Are Seed Oils Actually Unhealthy? What the Evidence Really Says
- Surf Ready Fitness

- Dec 2
- 3 min read

Every few years, nutrition needs a new villain.
First it was fat. Then carbs. Then fat again. And now the latest dietary bad guy getting dragged through the mud is… seed oils cue dramatic music.
“Seed oils” typically refer to vegetable oils such as sunflower, soybean, canola, corn, and grapeseed oil—all of which are rich in polyunsaturated fatty acids (PUFAs). If you’ve spent more than 10 minutes on social media, you’ve likely heard that these oils are “toxic,” cause inflammation, wreck your mitochondria, and are responsible for practically every chronic disease on earth.
But what actually happens when we look at real data instead of memes?
Spoiler: this isn’t the nutritional apocalypse some are claiming.
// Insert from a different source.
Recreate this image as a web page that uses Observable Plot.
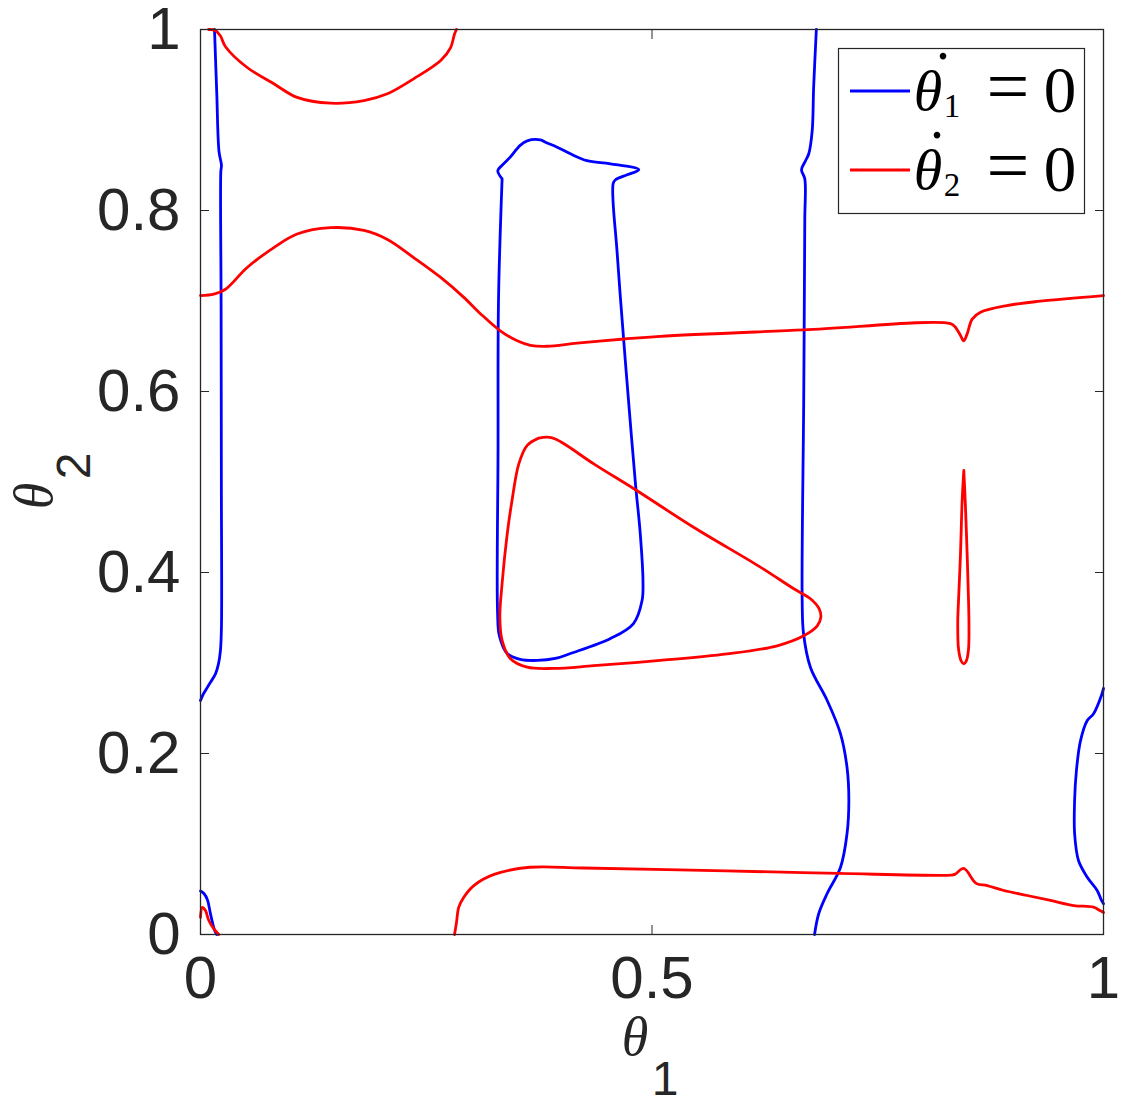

What the Research Reviewed
A 2023 umbrella review published in Advances in Nutrition examined 48 systematic reviews and meta-analyses evaluating the effects of vegetable oils on health outcomes including:
Blood lipids
Blood pressure
Blood sugar
Body weight
Cardiovascular disease
Cancer
Inflammation
Citation:
Tørris C, Småstuen MC. Health Effects of Vegetable Oils: An Umbrella Review. Advances in Nutrition. 2023; nmac085. https://doi.org/10.1016/j.advnut.2023.100222
This is one of the most comprehensive analyses to date, meaning it didn’t just look at a single study—it looked at the studies of the studies.
What They Found (It’s Not What TikTok Says)
1. Lipids: Seed Oils Tend to Improve Cholesterol, Not Worsen It
Oils high in mono- and polyunsaturated fats generally improved or at least maintained healthy lipid profiles when compared to more saturated fats.
Highlights:
Canola oil → lowered total cholesterol and LDL; neutral effect on triglycerides/VLDL
Rice bran oil → lowered total cholesterol and LDL
Olive oil → lowered total cholesterol, sometimes LDL, and often raised HDL
Coconut & palm oils → consistently raised LDL and total cholesterol, though they also raised HDL
So the idea that seed oils “wreck your cholesterol” doesn’t line up with what the evidence shows.
2. Blood Pressure & Blood Sugar: Small but Positive Effects
A few oils showed beneficial effects on cardiometabolic markers:
Flaxseed oil → small but meaningful reductions in blood pressure (likely due to ALA)
Sesame oil → modest reductions in BP and improvements in fasting glucose & HbA1c
Olive oil (and occasionally coconut oil) → slight improvements in blood sugar markers
Again, not exactly the toxic sludge narrative.
3. Inflammation, Heart Disease & Cancer: No Evidence of Increased Risk
Across the reviews analyzed:
No increase in inflammatory markers
No convincing link to higher cardiovascular event risk
No evidence of increased cancer risk
These are the very claims often repeated online—yet the data simply doesn’t support them.
4. Body Weight & Composition: No Meaningful Impact
A few studies found tiny changes in body weight or body composition, but nothing large enough to matter clinically.
Important Caveats (Because Context Matters)
Before anyone runs out and chugs a bottle of canola oil, a few notes:
The overall certainty of evidence was generally low (nutrition science is messy).
Oils aren’t consumed in isolation—they’re part of dietary patterns.
Home cooking oils ≠ industrial fryers that repeatedly reheat oil (a very different chemical environment).
Seed oils in the context of ultra-processed food diets are not the same as seed oils used in normal home cooking.
So, Are Seed Oils Bad for You?
Based on the totality of high-level evidence we have right now:
No—consuming seed oils as part of a balanced diet does not appear to cause harm, and in many cases may offer small benefits.
Health outcomes still overwhelmingly come down to:
your overall diet quality
energy balance
how many whole foods you eat
lifestyle factors (sleep, stress, movement)
Whether your stir-fry is cooked in olive oil, canola oil, or avocado oil is unlikely to make or break your health.